Le dit du Mistral est le récit de cette lutte.
Cela commence par un orage. La pluie provoque un éboulement dans le champ de monsieur Sécaillat, voisin du narrateur. Des tessons de poterie sont mis à jour. En toute illégalité, les deux compères dégagent de nombreux vestiges de ce qui ressemble à de longues trompes de terre cuite et, surtout, l’effigie sculptée d’une femme qui s’avère veiller sur une antique source gauloise. « Ici, l’eau est d’or », et la source devient d’autant plus précieuse qu’elle provoque chez le narrateur d’étranges prémonitions, qui le relient directement à la mémoire de la montagne, tributaire du Mistral, ce terrible joueur descendu du Ventoux. Mais voilà que les autorités s’en mêlent, la source risque d’être découverte, monsieur Sécaillat songe à l’occulter…

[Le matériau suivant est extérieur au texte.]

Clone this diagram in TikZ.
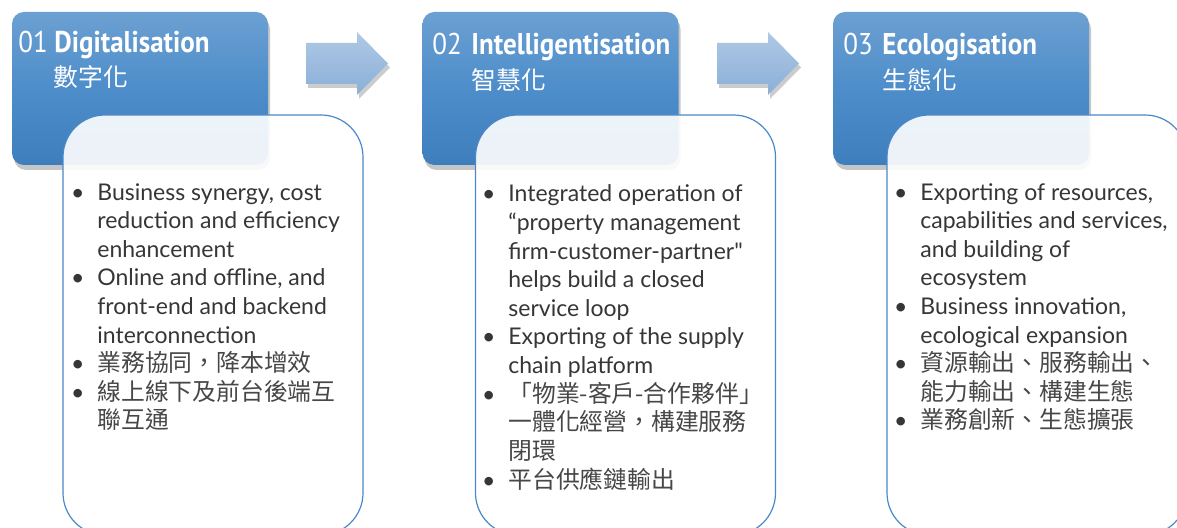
\documentclass[tikz,border=0pt]{standalone}
\usepackage{fontspec}
\setmainfont{Lato}[Ligatures=TeXOff]
\newfontfamily\headfont[FakeStretch=0.9]{PT Sans}
\newfontfamily\cjk{Noto Sans CJK TC}
\usetikzlibrary{shadows}

\definecolor{headtop}{HTML}{6CA0D2}
\definecolor{headmid}{HTML}{4D8DCA}
\definecolor{headbot}{HTML}{3F7EBD}
\definecolor{boxline}{HTML}{4A88C8}
\definecolor{arrowtop}{HTML}{AFC9E5}
\definecolor{arrowbot}{HTML}{8AAFD8}
\definecolor{bodygray}{HTML}{363636}
\definecolor{cjkgray}{HTML}{474747}

\newcommand{\stagebullet}{\llap{\textbullet\hspace{6.5pt}}}
\newcommand{\cjkline}{\cjk\fontsize{11.9}{14.3}\selectfont\color{cjkgray}}

\tikzset{
  stagehead/.style={rectangle, rounded corners=6pt, minimum width=128pt, minimum height=76.5pt, inner sep=0pt,
    top color=headtop, bottom color=headbot, middle color=headmid,
    drop shadow={opacity=0.45, shadow xshift=1pt, shadow yshift=-2.5pt}},
  stagebody/.style={rectangle, rounded corners=21pt, minimum width=150pt, minimum height=210pt, inner sep=0pt,
    draw=boxline, line width=0.6pt, fill=white, fill opacity=0.9},
  stagearrow/.style={top color=arrowtop, bottom color=arrowbot,
    drop shadow={opacity=0.4, shadow xshift=1pt, shadow yshift=-2pt}},
  numtext/.style={inner sep=0pt, anchor=base west, text=white, font=\headfont\fontsize{15}{18}\selectfont},
  titletext/.style={inner sep=0pt, anchor=base west, text=white, font=\headfont\bfseries\fontsize{15}{18}\selectfont},
  cntitle/.style={inner sep=0pt, anchor=base west, text=white, font=\cjk\fontsize{12.4}{15}\selectfont},
  % base of a multi-line node is its last line
  bodytext/.style={inner sep=0pt, anchor=base west, align=left, text=bodygray, font=\fontsize{11.5}{14.3}\selectfont},
}

\begin{document}
\begin{tikzpicture}[x=0.5pt,y=-0.5pt]
\useasboundingbox (0,0) rectangle (1177,528);
\clip (0,0) rectangle (1177,528);

% blue stage headers
\node[stagehead] (head1) at (140,88.5) {};
\node[stagehead] (head2) at (550.5,88.5) {};
\node[stagehead] (head3) at (961,88.5) {};

% arrows between the stages
\shade[stagearrow] (306,43) -- (357,43) -- (357,32) -- (388,63.5) -- (357,95) -- (357,84) -- (306,84) -- cycle;
\shade[stagearrow] (717,43) -- (768,43) -- (768,32) -- (799,63.5) -- (768,95) -- (768,84) -- (717,84) -- cycle;

% white content boxes
\node[stagebody] (body1) at (213,325) {};
\node[stagebody] (body2) at (625.5,325) {};
\node[stagebody] (body3) at (1037,325) {};

% header texts
\node[numtext] (num1) at (18,53) {01};
\node[titletext] (title1) at (54,53) {Digitalisation};
\node[cntitle] (cn1) at (53,87) {數字化};

\node[numtext] (num2) at (432,55) {02};
\node[titletext] (title2) at (471,55) {Intelligentisation};
\node[cntitle] (cn2) at (471,90) {智慧化};

\node[numtext] (num3) at (843,55) {03};
\node[titletext] (title3) at (882,55) {Ecologisation};
\node[cntitle] (cn3) at (882,90) {生態化};

% bullet lists
\node[bodytext] (list1) at (97,429) {\stagebullet Business synergy, cost\\reduction and efficiency\\enhancement\\
  \stagebullet Online and offline, and\\front-end and backend\\interconnection\\
  \stagebullet{\cjkline 業務協同，降本增效}\\
  \stagebullet{\cjkline 線上線下及前台後端互}\\{\cjkline 聯互通}};

\node[bodytext] (list2) at (508,488) {\stagebullet Integrated operation of\\“property management\\firm-customer-partner"\\helps build a closed\\service loop\\
  \stagebullet Exporting of the supply\\chain platform\\
  \stagebullet{\cjkline 「物業-客戶-合作夥伴」}\\{\cjkline 一體化經營，構建服務}\\{\cjkline 閉環}\\
  \stagebullet{\cjkline 平台供應鏈輸出}};

\node[bodytext] (list3) at (920,429) {\stagebullet Exporting of resources,\\capabilities and services,\\and building of\\ecosystem\\
  \stagebullet Business innovation,\\ecological expansion\\
  \stagebullet{\cjkline 資源輸出、服務輸出、}\\{\cjkline 能力輸出、構建生態}\\
  \stagebullet{\cjkline 業務創新、生態擴張}};
\end{tikzpicture}
\end{document}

Olivier Mak-Bouchard, dont c’est là le premier roman, a paraît-il grandi dans le Luberon. On lui prêtera donc des connexions particulières, des accointances avec ce bout de montagne, une sensibilité vernaculaire qui, d’entrée de jeu, exempte la Provence de son fardeau de lavande, de pétanque et de pastaga. La sienne est toute de rocaille et de vent, le gel y peut faire craquer les pierres et la pluie, en un instant, transforme un « petit rataillon (…) en fleuve Amazone, aussi large que violent. » Le Mistral y est aimable quand il veut jouer mais, selon qu’il souffle trois, six ou neuf jours, se change en « rebrousse-chapeau », « mistralas » ou bien « voix de tempête » à retourner les portières. En un mot, sa Provence est légendaire, comme l’était celle de Bosco, de Giono, de ce Joseph d’Arbaud qu’il ne cite pas mais dont la Bête a manifestement quitté le Vaccarès pour hanter les falaises du Luberon.

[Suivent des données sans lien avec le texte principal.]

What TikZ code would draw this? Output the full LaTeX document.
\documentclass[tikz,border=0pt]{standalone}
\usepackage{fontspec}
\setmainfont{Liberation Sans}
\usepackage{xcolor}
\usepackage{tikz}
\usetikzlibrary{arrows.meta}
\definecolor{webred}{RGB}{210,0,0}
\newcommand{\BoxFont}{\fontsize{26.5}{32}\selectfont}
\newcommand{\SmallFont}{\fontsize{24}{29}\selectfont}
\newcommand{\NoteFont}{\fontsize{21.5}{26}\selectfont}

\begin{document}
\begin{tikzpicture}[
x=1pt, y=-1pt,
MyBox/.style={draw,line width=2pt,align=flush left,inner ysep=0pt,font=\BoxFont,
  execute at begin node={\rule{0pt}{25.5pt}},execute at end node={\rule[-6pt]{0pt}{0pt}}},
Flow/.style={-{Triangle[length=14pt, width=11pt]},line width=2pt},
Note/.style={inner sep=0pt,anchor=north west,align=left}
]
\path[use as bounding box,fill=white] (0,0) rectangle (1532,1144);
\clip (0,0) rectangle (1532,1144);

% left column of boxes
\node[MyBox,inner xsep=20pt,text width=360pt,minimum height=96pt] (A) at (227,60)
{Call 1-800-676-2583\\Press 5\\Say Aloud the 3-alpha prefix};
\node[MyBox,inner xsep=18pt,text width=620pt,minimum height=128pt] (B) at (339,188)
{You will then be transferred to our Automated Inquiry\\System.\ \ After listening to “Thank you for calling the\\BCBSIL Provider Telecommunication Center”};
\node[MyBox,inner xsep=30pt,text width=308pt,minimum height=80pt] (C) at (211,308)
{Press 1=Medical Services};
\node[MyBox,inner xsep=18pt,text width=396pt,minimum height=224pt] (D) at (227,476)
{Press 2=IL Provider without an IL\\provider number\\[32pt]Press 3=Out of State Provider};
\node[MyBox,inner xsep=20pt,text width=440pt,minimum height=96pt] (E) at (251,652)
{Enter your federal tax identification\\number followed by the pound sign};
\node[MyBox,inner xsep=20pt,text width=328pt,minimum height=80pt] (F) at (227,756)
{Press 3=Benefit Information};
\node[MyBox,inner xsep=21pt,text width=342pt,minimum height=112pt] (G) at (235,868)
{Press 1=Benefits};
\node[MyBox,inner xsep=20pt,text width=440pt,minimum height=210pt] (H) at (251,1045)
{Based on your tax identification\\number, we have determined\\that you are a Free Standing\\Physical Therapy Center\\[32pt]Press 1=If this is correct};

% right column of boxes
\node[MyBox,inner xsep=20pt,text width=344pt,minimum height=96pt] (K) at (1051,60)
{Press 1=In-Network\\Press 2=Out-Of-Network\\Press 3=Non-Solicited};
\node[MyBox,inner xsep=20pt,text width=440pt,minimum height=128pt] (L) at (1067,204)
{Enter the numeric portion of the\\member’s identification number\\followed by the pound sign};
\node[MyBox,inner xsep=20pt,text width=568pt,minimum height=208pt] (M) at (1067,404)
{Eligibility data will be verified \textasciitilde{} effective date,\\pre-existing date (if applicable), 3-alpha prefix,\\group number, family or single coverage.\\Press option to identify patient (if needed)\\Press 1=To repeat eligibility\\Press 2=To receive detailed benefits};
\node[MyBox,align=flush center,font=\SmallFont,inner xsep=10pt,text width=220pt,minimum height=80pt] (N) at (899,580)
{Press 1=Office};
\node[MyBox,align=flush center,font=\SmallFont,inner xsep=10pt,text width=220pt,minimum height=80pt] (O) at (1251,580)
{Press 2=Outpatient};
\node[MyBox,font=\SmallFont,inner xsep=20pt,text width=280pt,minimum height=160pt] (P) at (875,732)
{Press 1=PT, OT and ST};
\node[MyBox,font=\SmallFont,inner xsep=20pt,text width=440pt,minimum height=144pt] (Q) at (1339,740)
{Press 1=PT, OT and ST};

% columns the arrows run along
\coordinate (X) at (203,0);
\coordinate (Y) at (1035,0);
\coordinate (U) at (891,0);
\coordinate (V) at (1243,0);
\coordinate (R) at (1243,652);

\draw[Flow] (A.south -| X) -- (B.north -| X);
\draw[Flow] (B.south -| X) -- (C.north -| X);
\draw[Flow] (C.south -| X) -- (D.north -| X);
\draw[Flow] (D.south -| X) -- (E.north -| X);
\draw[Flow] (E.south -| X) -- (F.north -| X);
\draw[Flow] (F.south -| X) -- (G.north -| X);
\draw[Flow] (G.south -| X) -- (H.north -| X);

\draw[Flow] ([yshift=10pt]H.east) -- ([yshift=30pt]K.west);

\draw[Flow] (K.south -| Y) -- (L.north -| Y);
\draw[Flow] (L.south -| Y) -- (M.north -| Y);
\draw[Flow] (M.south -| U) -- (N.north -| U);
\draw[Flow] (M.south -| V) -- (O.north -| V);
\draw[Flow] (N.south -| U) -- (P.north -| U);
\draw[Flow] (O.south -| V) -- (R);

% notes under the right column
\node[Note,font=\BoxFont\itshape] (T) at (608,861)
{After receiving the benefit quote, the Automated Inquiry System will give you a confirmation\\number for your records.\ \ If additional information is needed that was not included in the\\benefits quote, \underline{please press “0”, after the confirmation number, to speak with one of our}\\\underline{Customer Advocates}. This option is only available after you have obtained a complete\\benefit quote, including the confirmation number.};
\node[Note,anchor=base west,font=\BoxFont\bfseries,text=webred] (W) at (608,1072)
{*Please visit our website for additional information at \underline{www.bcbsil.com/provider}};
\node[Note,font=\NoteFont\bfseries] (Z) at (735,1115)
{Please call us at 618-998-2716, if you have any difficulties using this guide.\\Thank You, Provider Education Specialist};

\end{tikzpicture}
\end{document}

Cependant, la force principale de ce roman, c’est qu’il n’essaye pas d’imiter ses modèles. Ni le style épique de Giono, ni le classicisme de Bosco ne sont ici pastichés. À l’inverse d’un Marc Graciano, par exemple, Olivier Mak-Bouchard ne cherche pas à inventer une langue atemporelle, dont les scansions et les nobles tournures seraient porteuses de mythe. La sienne est résolument familière, banale et n’habite pas une vieille maison. Fait-il appel à la tradition ? c’est avec la bonhomie sans apprêt de qui vous en conte une bien bonne au passage. C’est peut-être ce ton résolument « classe moyenne » qui donne au roman son aspect le plus marquant, lorsque s’y invitent les forces sauvages, chtoniennes, déclenchées par la découverte de la source. Contraste saisissant, du blanc au noir que, plus qu’aucun autre personnage, incarne le Hussard, ce chat omniprésent comme un retour du refoulé, toujours là au bon moment, gardien baladeur et taiseux d’une montagne en mal de dieux.

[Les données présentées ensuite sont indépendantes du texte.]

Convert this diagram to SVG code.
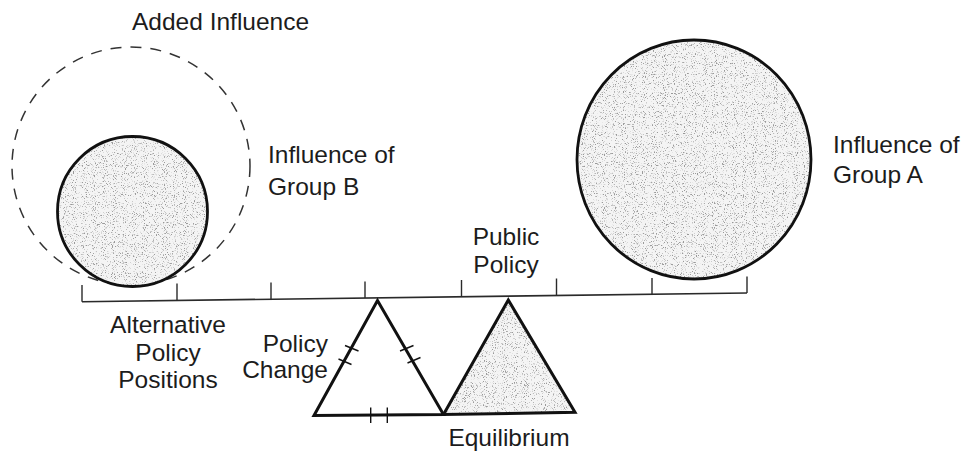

La magie est toujours là, sous-jacente à notre monde prosaïque, et tout le talent d’Olivier Mak-Bouchard est de parvenir à relier pleinement ces deux mondes sans en faire des caisses. Sans en rajouter dans l’élégie – devenue lassante à force de « nature writing » obligatoire – il s’inscrit, avec tout le naturel d’un habitant de ces lieux, comme l’héritier légitime des écrivains qu’il admire.